Deuda también, aunque de otro carácter, y ya no de Cárdenas, antes de Avila Camacho, era la que estaba fresca con el nuevo secretario de Gobernación Miguel Alemán, quien no únicamente como director de la política electoral del ávilacamachismo, sino a la hora de la crisis comicial, y aun pasando sobre los días más amenazantes para el gobierno cardenista había salvado de la derrota al candidato que el mundo popular llamaba oficial, con lo cual dio al ávilacamachismo un carácter de independencia, que produjo un clima de neutralidad dentro de la sociedad mexicana, de manera que el almazanismo, a la fecha en que sus caudillos proyectaron la sedición, vio reducidos sus apoyos morales, que buscó ansiosamente entre la gente del común.

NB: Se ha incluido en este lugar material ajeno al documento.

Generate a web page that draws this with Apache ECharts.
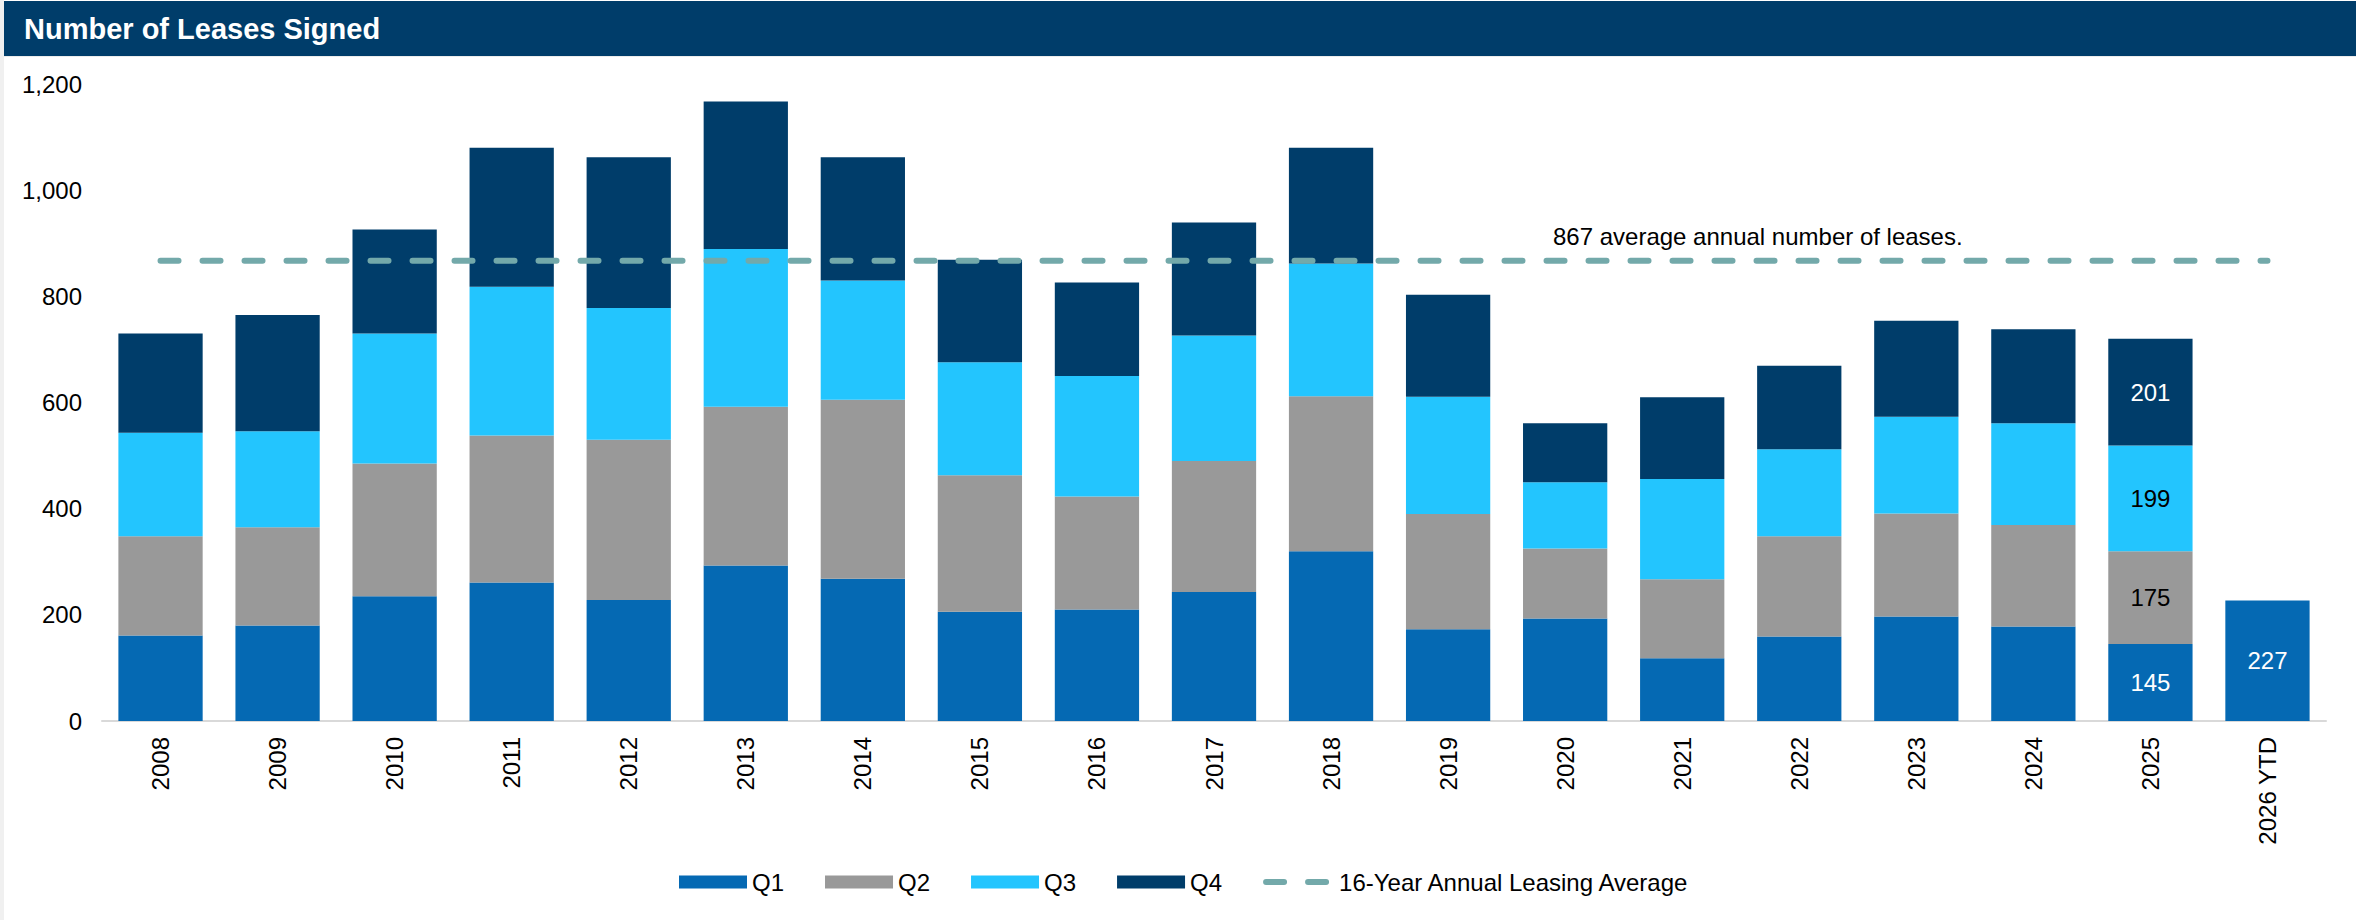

Completó ese cuadro de colaboradores de confianza y condición política moderada y tolerante —cuadro que iba a servir para dar pronto y eficaz realce al nuevo Presidente— la figura de Ezequiel Padilla, quien como admirador de las instituciones democráticas de Estados Unidos constituyó, en los días que remiramos, un verdadero amortiguador, tanto para los negocios de Estado, como para el desarrollo de las nobles ambiciones del mundo civil de México, que detuvo su desarrollo a consecuencia de la política cardenista, por ser de suyo muy opuesto a los excesos multitudinarios. Padilla, pues, fue llamado, ya no a seguir una política incierta con Estados Unidos, y sí a dar aplicación patriótica a sus ideas propias tan afines, se repite, a la democracia norteamericana.

Con estas disposiciones de ánimo y hecho, el presidente Avila Camacho empezó su sexenio, cubriendo con muchas esperanzas el pesimismo bajo el cual viviera la Nación con aquel gobierno honesto, pero nubloso y azogado como fue el del general Lázaro Cárdenas.